§ **Problem to work on**:
Compile every line that includes the word "this".

---------- Extracted records

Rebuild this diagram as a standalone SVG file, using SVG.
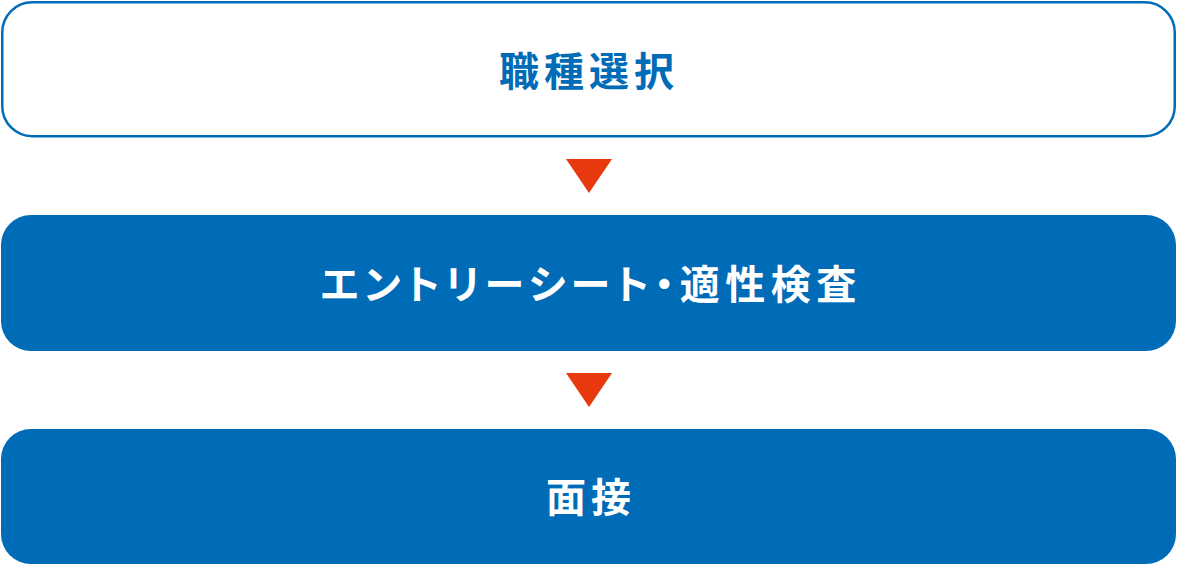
<svg xmlns="http://www.w3.org/2000/svg" width="1177" height="565" viewBox="0 0 1177 565">
<style>
.t{font-family:"Noto Sans CJK JP","Noto Sans",sans-serif;font-weight:bold;font-size:40px;letter-spacing:5px;text-anchor:middle;}
.p{font-feature-settings:"palt";letter-spacing:5.5px;}
.arr{fill:#E8380D;}
</style>
<rect width="1177" height="565" fill="#fff"/>
<g id="node1">
<rect x="2.25" y="2.25" width="1172.5" height="134" rx="30" fill="#fff" stroke="#006CB8" stroke-width="2.5"/>
<text class="t" x="589" y="86" fill="#006CB8">職種選択</text>
</g>
<g id="node2">
<rect x="1" y="215" width="1175" height="136" rx="30" fill="#006CB8"/>
<text class="t p" x="591" y="299" fill="#fff">エントリーシート・適性検査</text>
</g>
<g id="node3">
<rect x="1" y="429" width="1175" height="135" rx="30" fill="#006CB8"/>
<text class="t" x="591" y="512" fill="#fff">面接</text>
</g>
<g id="connectors">
<polygon class="arr" points="566,159 612,159 589,193"/>
<polygon class="arr" points="566,373 612,373 589,407"/>
</g>
</svg>
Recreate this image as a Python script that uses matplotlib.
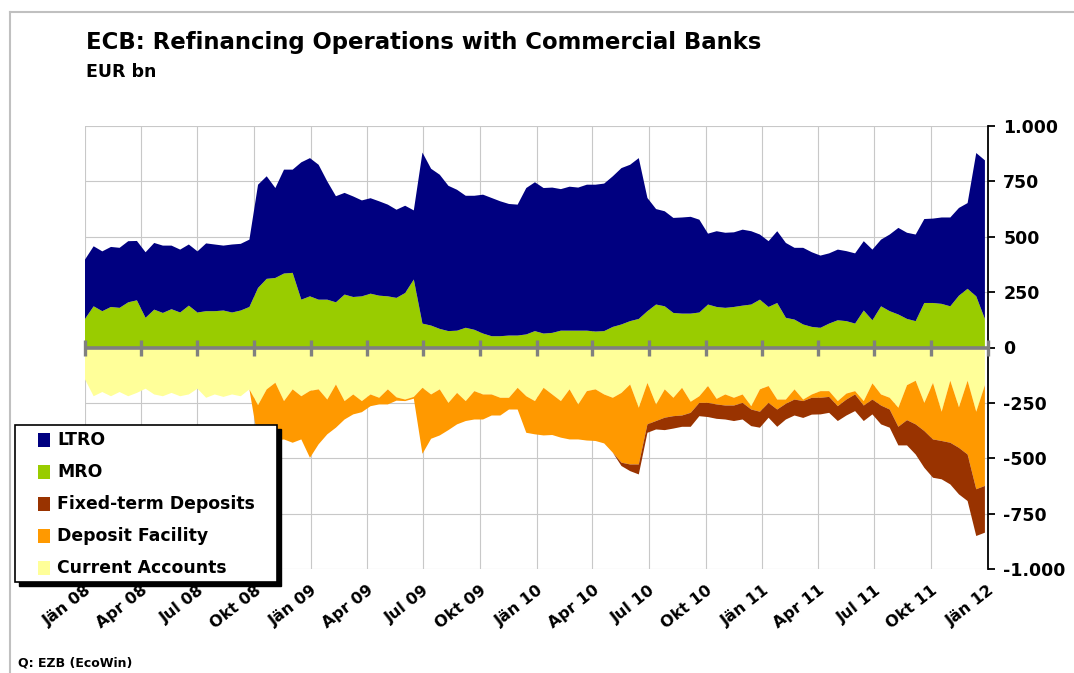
import matplotlib
matplotlib.use("Agg")
import matplotlib.pyplot as plt
import pandas as pd
from matplotlib.patches import Rectangle
from matplotlib.lines import Line2D

# ---------------- data (EUR bn, biweekly readings) ----------------
dates = pd.date_range("2008-01-01", periods=105, freq="14D")

mro = [129, 186, 164, 183, 179, 204, 213, 134, 171, 156,
       173, 158, 189, 158, 164, 164, 167, 158, 167, 183,
       269, 310, 314, 334, 337, 216, 231, 216, 216, 204,
       239, 228, 231, 243, 234, 231, 224, 246, 307, 108,
       99, 84, 74, 76, 89, 80, 63, 51, 51, 54,
       54, 59, 74, 63, 66, 76, 76, 76, 76, 72,
       74, 93, 104, 119, 129, 164, 194, 186, 156, 153,
       153, 158, 194, 183, 179, 183, 189, 194, 216, 183,
       201, 134, 126, 104, 93, 89, 108, 123, 119, 108,
       167, 123, 186, 164, 149, 129, 119, 201, 201, 197,
       186, 234, 265, 231, 129]

ltro = [268, 271, 270, 271, 271, 276, 268, 296, 301, 304,
        287, 284, 276, 276, 306, 301, 293, 307, 301, 304,
        466, 463, 406, 469, 466, 620, 624, 609, 534, 479,
        459, 454, 433, 431, 426, 414, 398, 394, 312, 772,
        708, 696, 656, 636, 596, 605, 627, 624, 609, 594,
        591, 661, 672, 657, 656, 639, 650, 646, 659, 663,
        666, 680, 706, 706, 726, 511, 431, 429, 429, 434,
        437, 419, 320, 342, 339, 337, 343, 331, 294, 297,
        324, 338, 324, 346, 337, 326, 317, 319, 316, 317,
        313, 319, 301, 346, 391, 389, 391, 379, 381, 390,
        401, 396, 387, 647, 716]

current_accounts = [-144, -220, -201, -220, -201, -220, -205, -186, -212, -220,
                    -205, -220, -212, -186, -227, -212, -223, -212, -220, -189,
                    -260, -189, -159, -242, -189, -220, -196, -189, -235, -167,
                    -242, -212, -242, -212, -227, -189, -225, -235, -223, -182,
                    -212, -189, -250, -205, -242, -197, -212, -212, -227, -227,
                    -182, -220, -242, -182, -212, -242, -189, -257, -197, -189,
                    -212, -227, -205, -167, -272, -160, -257, -189, -227, -182,
                    -245, -220, -174, -232, -212, -227, -212, -265, -189, -174,
                    -235, -235, -189, -235, -212, -197, -197, -242, -208, -197,
                    -242, -162, -212, -227, -272, -170, -150, -250, -160, -290,
                    -150, -270, -150, -290, -170]

deposit_facility = [0, 0, 0, 0, 0, 0, 0, 0, 0, 0,
                    0, 0, 0, 0, 0, 0, 0, 0, 0, 0,
                    -160, -251, -261, -173, -241, -195, -302, -248, -157, -195,
                    -83, -90, -50, -53, -30, -68, -15, -7, -8, -298,
                    -200, -208, -123, -142, -90, -128, -113, -95, -80, -53,
                    -98, -165, -150, -215, -183, -165, -226, -158, -223, -233,
                    -221, -248, -315, -361, -256, -187, -75, -128, -83, -125,
                    -50, -30, -76, -25, -50, -35, -38, -15, -101, -76,
                    -45, -19, -46, -7, -15, -30, -26, -23, -27, -15,
                    -20, -73, -50, -53, -86, -158, -197, -127, -255, -132,
                    -280, -183, -333, -350, -455]

fixed_term_deposits = [0, 0, 0, 0, 0, 0, 0, 0, 0, 0,
                       0, 0, 0, 0, 0, 0, 0, 0, 0, 0,
                       0, 0, 0, 0, 0, 0, 0, 0, 0, 0,
                       0, 0, 0, 0, 0, 0, 0, 0, 0, 0,
                       0, 0, 0, 0, 0, 0, 0, 0, 0, 0,
                       0, 0, 0, 0, 0, 0, 0, 0, 0, 0,
                       0, 0, -15, -30, -45, -38, -38, -56, -56, -51,
                       -63, -60, -64, -65, -63, -70, -75, -75, -72, -67,
                       -78, -71, -72, -76, -76, -75, -72, -67, -72, -75,
                       -70, -67, -85, -82, -84, -114, -136, -166, -173, -173,
                       -188, -210, -210, -211, -211]

tick_dates = pd.date_range("2008-01-01", "2012-01-01", freq="QS")
tick_labels = ["Jän 08", "Apr 08", "Jul 08", "Okt 08", "Jän 09", "Apr 09",
               "Jul 09", "Okt 09", "Jän 10", "Apr 10", "Jul 10", "Okt 10",
               "Jän 11", "Apr 11", "Jul 11", "Okt 11", "Jän 12"]
y_ticks = [-1000, -750, -500, -250, 0, 250, 500, 750, 1000]
y_tick_labels = ["-1.000", "-750", "-500", "-250", "0", "250", "500", "750", "1.000"]

series_names = ["LTRO", "MRO", "Fixed-term Deposits", "Deposit Facility", "Current Accounts"]
series_colors = ["#000080", "#99CC00", "#993300", "#FF9900", "#FFFF99"]

# ---------------- figure ----------------
plt.rcParams["font.family"] = ["DejaVu Sans"]
plt.rcParams["font.weight"] = "bold"

W, H = 1074, 673
fig = plt.figure(figsize=(W / 100, H / 100), dpi=100)
fig.patch.set_facecolor("white")

def fx(x):
    return x / W

def fy(y):
    return 1 - y / H

ax = fig.add_axes([fx(85), fy(569), (988 - 85) / W, (569 - 126) / H])

ax.stackplot(dates, mro, ltro, colors=[series_colors[1], series_colors[0]],
             linewidth=0, zorder=2)
ax.stackplot(dates, current_accounts, deposit_facility, fixed_term_deposits,
             colors=[series_colors[4], series_colors[3], series_colors[2]],
             linewidth=0, zorder=2)

ax.set_xlim(pd.Timestamp("2008-01-01"), pd.Timestamp("2012-01-01"))
ax.set_ylim(-1000, 1000)

ax.set_axisbelow(True)
ax.grid(True, color="#C8C8C8", linewidth=0.8)

ax.set_yticks(y_ticks)
ax.set_yticklabels(y_tick_labels)
ax.yaxis.tick_right()
ax.tick_params(axis="y", direction="out", length=5, width=1.3, colors="black",
               labelsize=12.5, pad=6)
for lab in ax.get_yticklabels():
    lab.set_fontweight("bold")

ax.set_xticks(tick_dates)
ax.set_xticklabels(tick_labels, rotation=38, ha="right", va="top",
                   rotation_mode="anchor", fontsize=11.5, fontweight="bold")
ax.tick_params(axis="x", length=0, pad=10)

for s in ["top", "left", "bottom"]:
    ax.spines[s].set_visible(False)
ax.spines["right"].set_color("black")
ax.spines["right"].set_linewidth(1.3)

# zero axis with quarterly tick marks
ax.axhline(0, color="#808080", linewidth=2.6, zorder=4)
ax.plot(tick_dates, [0] * len(tick_dates), linestyle="none", marker="|",
        markersize=11, markeredgewidth=2.4, color="#808080", zorder=4,
        clip_on=False)

# titles
fig.text(fx(86), fy(42), "ECB: Refinancing Operations with Commercial Banks",
         fontsize=16.4, fontweight="bold", va="center", ha="left")
fig.text(fx(86), fy(72), "EUR bn", fontsize=12.5, fontweight="bold",
         va="center", ha="left")
fig.text(fx(18), fy(663), "Q: EZB (EcoWin)", fontsize=9, fontweight="bold",
         va="center", ha="left")

# outer frame
fig.add_artist(Line2D([fx(10), fx(10)], [0, fy(12)], color="#C0C0C0", lw=1.5))
fig.add_artist(Line2D([fx(10), 1], [fy(12), fy(12)], color="#C0C0C0", lw=1.5))

# legend (manual, with solid shadow)
lx0, ly0, lx1, ly1 = 15, 425, 277, 582
fig.add_artist(Rectangle((fx(lx0 + 4), fy(ly1 + 4)), (lx1 - lx0) / W, (ly1 - ly0) / H,
                         transform=fig.transFigure, facecolor="black",
                         edgecolor="black", zorder=10))
fig.add_artist(Rectangle((fx(lx0), fy(ly1)), (lx1 - lx0) / W, (ly1 - ly0) / H,
                         transform=fig.transFigure, facecolor="white",
                         edgecolor="black", lw=1.2, zorder=11))
row_y = [440, 472, 504, 536, 568]
for name, col, yy in zip(series_names, series_colors, row_y):
    fig.add_artist(Rectangle((fx(38), fy(yy + 7)), 12 / W, 14 / H,
                             transform=fig.transFigure, facecolor=col,
                             edgecolor="none", zorder=12))
    fig.text(fx(57), fy(yy), name, fontsize=12.4, fontweight="bold",
             va="center", ha="left", zorder=12)

fig.savefig("out.png", dpi=100, facecolor="white")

--------------------

§ **Reply to the task**:
Rebuild this diagram as a standalone SVG file, using SVG.
Recreate this image as a Python script that uses matplotlib.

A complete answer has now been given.